Negative Numbers
Negative numbers are values less than zero, written with a minus sign in front, such as −3, −15, or −0.5. They appear to the left of zero on a number line and represent quantities below a reference point. In Year 5 of the UK National Curriculum, pupils learn to interpret negative numbers in context, such as temperatures below freezing or floors below ground level.
Why it matters
Negative numbers appear throughout daily life in Britain, from winter temperatures dropping to −8°C in Scotland to bank overdrafts showing −£25. Weather forecasts regularly display negative temperatures, whilst underground car parks use negative floor numbers like −2. In GCSE mathematics, negative numbers form the foundation for algebra, coordinate geometry, and advanced arithmetic operations. Financial contexts rely heavily on negatives — a business loss of £3,000 appears as −£3,000 in accounts. Sports also use negatives: golf scores below par are negative, and football goal differences can be −5. Scientific measurements frequently involve negatives, from altitudes below sea level to pH levels in chemistry. Mastering negative numbers at Year 5 level prepares pupils for complex mathematical concepts in secondary school, including solving equations with negative solutions and working with negative gradients in graphs.
How to solve negative numbers
Negative Numbers
- Negative numbers are less than zero, written with a minus sign (−3).
- On a number line: negatives are to the left of zero.
- Adding a negative = subtracting: 5 + (−3) = 5 − 3 = 2.
- Subtracting a negative = adding: 5 − (−3) = 5 + 3 = 8.
Example: −4 + 7 = 3. −3 − 2 = −5. −2 × −3 = 6.
Worked examples
Is -4 positive or negative?
Answer: negative
- Check for å minus sign → -4 has a minus sign — Look at the number -4. There IS a minus sign in front, which means it is negative — less than zero.
- Think of a number line → negative — On a number line, -4 is to the LEFT of zero (negative side). Positive = right of zero, negative = left of zero.

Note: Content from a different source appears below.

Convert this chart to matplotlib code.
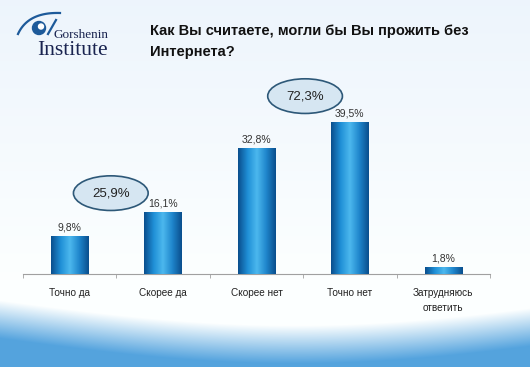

It was 4°C outside. The temperature dropped 6 degrees. What is the temperature now?
Answer: -2°C
- Start at 4°C and subtract 6 → 4 - 6 = -2 — We start at 4 and go down 6 degrees. First we drop to zero (4 degrees down), then we keep going 2 more degrees BELOW zero.
- The result is negative — below zero! → -2°C — The temperature is now -2°C. That's 2 degrees below freezing! When you subtract more than you start with, the answer goes negative — like going below ground level.
The temperature was -2°C and rose by 15 degrees. What is the temperature now?
Answer: 13°C
- Start at -2°C and add 15 → -2 + 15 — The temperature starts below zero at -2°C. 'Rose by 15 degrees' means it got warmer — we ADD 15. On a thermometer, the liquid goes UP.
- Calculate → 13°C — -2 + 15 = 13°C. We crossed zero and went above freezing!
Common mistakes
- Confusing the order of negative numbers: −8 is incorrectly thought to be greater than −3, when actually −3 > −8 because −3 is closer to zero on the number line.
- Adding negatives incorrectly: calculating 5 + (−3) = 8 instead of 2, treating the negative sign as a positive when combining numbers.
- Subtracting negative numbers wrongly: computing 7 − (−2) = 5 instead of 9, failing to recognise that subtracting a negative equals adding the positive equivalent.